◆ Problem description
Return all of the entries word for word, but omit the pictures they contain.

(Records contained in a dataset)
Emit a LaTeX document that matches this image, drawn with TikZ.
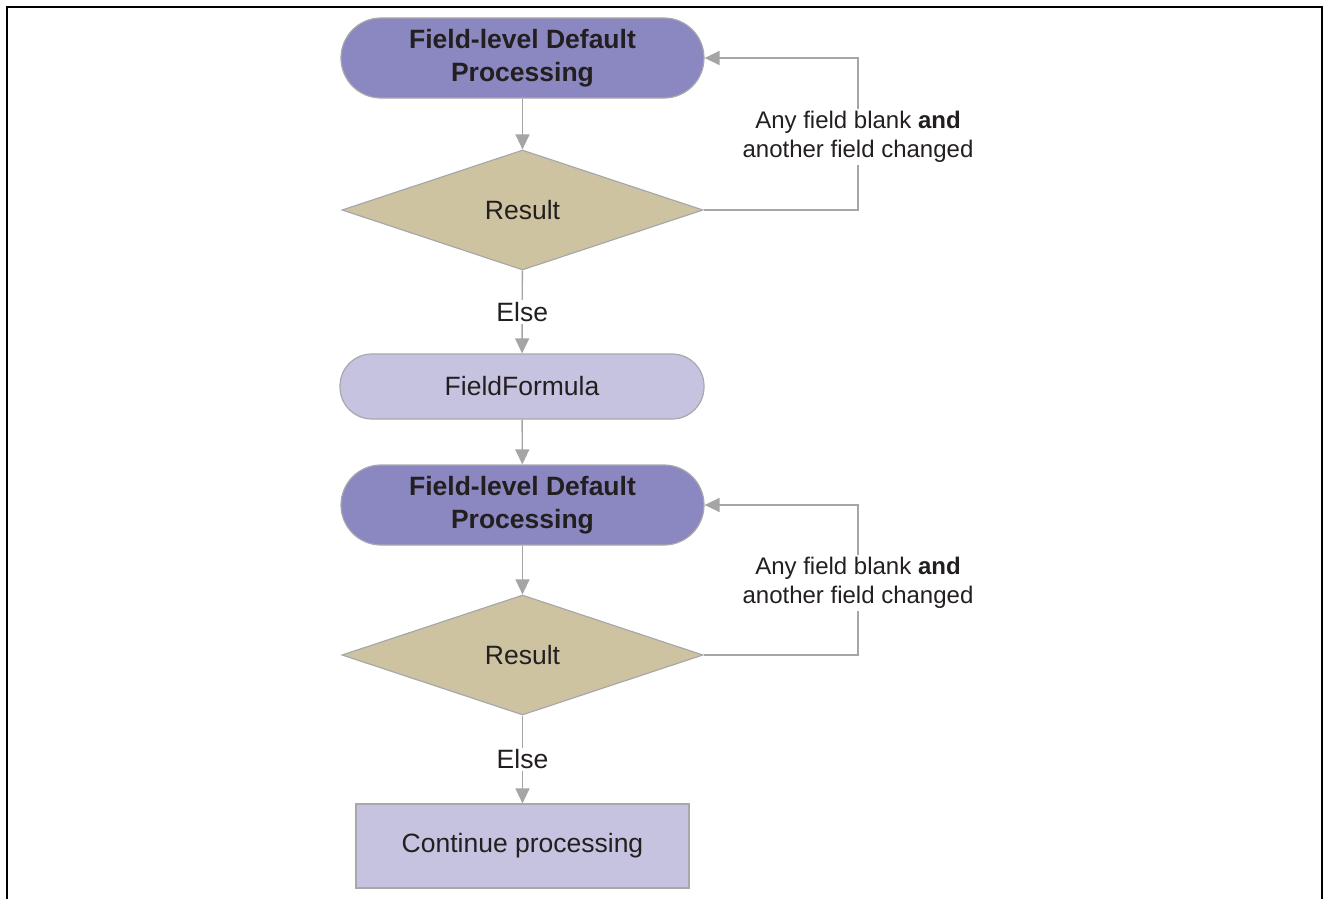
\documentclass[tikz,border=0pt]{standalone}
\usepackage{fontspec}
\setmainfont{Liberation Sans}
\usetikzlibrary{shapes.geometric,arrows.meta}
\definecolor{procdark}{RGB}{139,135,192}
\definecolor{proclight}{RGB}{198,195,225}
\definecolor{decfill}{RGB}{206,195,160}
\definecolor{edgegray}{RGB}{168,168,172}
\definecolor{linegray}{RGB}{165,165,168}
\definecolor{ink}{RGB}{35,31,32}
\begin{document}
\begin{tikzpicture}[x=1pt,y=-1pt,
  every node/.style={font=\fontsize{26.5}{32}\selectfont, text=ink},
  stadium/.style={draw=edgegray, line width=1.2pt, rounded corners=#1, inner sep=0pt, align=center},
  darkproc/.style={stadium=40pt, fill=procdark, minimum width=363pt, minimum height=80pt, font=\fontsize{26.5}{33}\selectfont\bfseries},
  lightproc/.style={stadium=32pt, fill=proclight, minimum width=364pt, minimum height=65pt},
  decision/.style={diamond, draw=edgegray, line width=1.2pt, fill=decfill, inner sep=0pt, minimum width=361pt, minimum height=120pt},
  endbox/.style={draw=edgegray, line width=1.2pt, fill=proclight, inner sep=0pt, minimum width=333pt, minimum height=84pt},
  arr/.style={draw=linegray, line width=1.4pt, -{Triangle[length=15pt,width=14pt]}},
  cut/.style={fill=white, inner sep=2pt, align=center},
  loopnote/.style={cut, font=\fontsize{24}{29}\selectfont, yshift=-3pt}
]
\useasboundingbox (0,0) rectangle (1328,899);
% outer frame, open at the bottom
\draw[line width=2.6pt] (7,899) -- (7,7) -- (1322,7) -- (1322,899);

% first default pass
\node[darkproc] (n1) at (522.5,58) {Field-level Default\\Processing};
\node[decision] (d1) at (522.5,210) {Result};
\node[lightproc] (ff) at (522,386.5) {FieldFormula};

% second default pass
\node[darkproc] (n2) at (522.5,505) {Field-level Default\\Processing};
\node[decision] (d2) at (522.5,655) {Result};
\node[endbox] (cont) at (522.5,846) {Continue processing};

% corners of the feedback loops
\coordinate (l1b) at (858,210);
\coordinate (l1t) at (858,58);
\coordinate (l2b) at (858,655);
\coordinate (l2t) at (858,505);

\draw[arr] (n1) -- (d1);
\draw[arr] (d1) -- node[cut] {Else} (ff);
\draw[arr] (ff) -- (n2);
\draw[arr] (n2) -- (d2);
\draw[arr] (d2) -- node[cut] {Else} (cont);

\draw[arr] (d1.east) -- (l1b) -- node[loopnote] {Any field blank \textbf{and}\\another field changed} (l1t) -- (n1.east);
\draw[arr] (d2.east) -- (l2b) -- node[loopnote] {Any field blank \textbf{and}\\another field changed} (l2t) -- (n2.east);
\end{tikzpicture}
\end{document}
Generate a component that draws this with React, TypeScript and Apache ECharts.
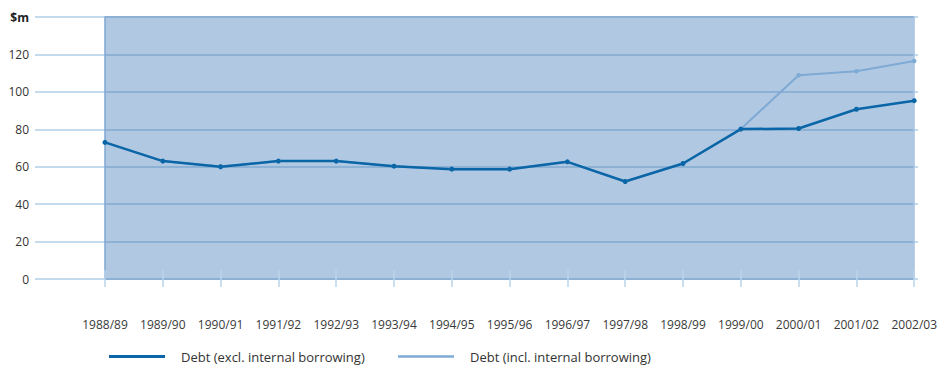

◆ The reply
Emit a LaTeX document that matches this image, drawn with TikZ.
\documentclass[tikz,border=0pt]{standalone}
\usepackage{fontspec}
\setmainfont{Liberation Sans}
\usetikzlibrary{shapes.geometric,arrows.meta}
\definecolor{procdark}{RGB}{139,135,192}
\definecolor{proclight}{RGB}{198,195,225}
\definecolor{decfill}{RGB}{206,195,160}
\definecolor{edgegray}{RGB}{168,168,172}
\definecolor{linegray}{RGB}{165,165,168}
\definecolor{ink}{RGB}{35,31,32}
\begin{document}
\begin{tikzpicture}[x=1pt,y=-1pt,
  every node/.style={font=\fontsize{26.5}{32}\selectfont, text=ink},
  stadium/.style={draw=edgegray, line width=1.2pt, rounded corners=#1, inner sep=0pt, align=center},
  darkproc/.style={stadium=40pt, fill=procdark, minimum width=363pt, minimum height=80pt, font=\fontsize{26.5}{33}\selectfont\bfseries},
  lightproc/.style={stadium=32pt, fill=proclight, minimum width=364pt, minimum height=65pt},
  decision/.style={diamond, draw=edgegray, line width=1.2pt, fill=decfill, inner sep=0pt, minimum width=361pt, minimum height=120pt},
  endbox/.style={draw=edgegray, line width=1.2pt, fill=proclight, inner sep=0pt, minimum width=333pt, minimum height=84pt},
  arr/.style={draw=linegray, line width=1.4pt, -{Triangle[length=15pt,width=14pt]}},
  cut/.style={fill=white, inner sep=2pt, align=center},
  loopnote/.style={cut, font=\fontsize{24}{29}\selectfont, yshift=-3pt}
]
\useasboundingbox (0,0) rectangle (1328,899);
% outer frame, open at the bottom
\draw[line width=2.6pt] (7,899) -- (7,7) -- (1322,7) -- (1322,899);

% first default pass
\node[darkproc] (n1) at (522.5,58) {Field-level Default\\Processing};
\node[decision] (d1) at (522.5,210) {Result};
\node[lightproc] (ff) at (522,386.5) {FieldFormula};

% second default pass
\node[darkproc] (n2) at (522.5,505) {Field-level Default\\Processing};
\node[decision] (d2) at (522.5,655) {Result};
\node[endbox] (cont) at (522.5,846) {Continue processing};

% corners of the feedback loops
\coordinate (l1b) at (858,210);
\coordinate (l1t) at (858,58);
\coordinate (l2b) at (858,655);
\coordinate (l2t) at (858,505);

\draw[arr] (n1) -- (d1);
\draw[arr] (d1) -- node[cut] {Else} (ff);
\draw[arr] (ff) -- (n2);
\draw[arr] (n2) -- (d2);
\draw[arr] (d2) -- node[cut] {Else} (cont);

\draw[arr] (d1.east) -- (l1b) -- node[loopnote] {Any field blank \textbf{and}\\another field changed} (l1t) -- (n1.east);
\draw[arr] (d2.east) -- (l2b) -- node[loopnote] {Any field blank \textbf{and}\\another field changed} (l2t) -- (n2.east);
\end{tikzpicture}
\end{document}
Generate a component that draws this with React, TypeScript and Apache ECharts.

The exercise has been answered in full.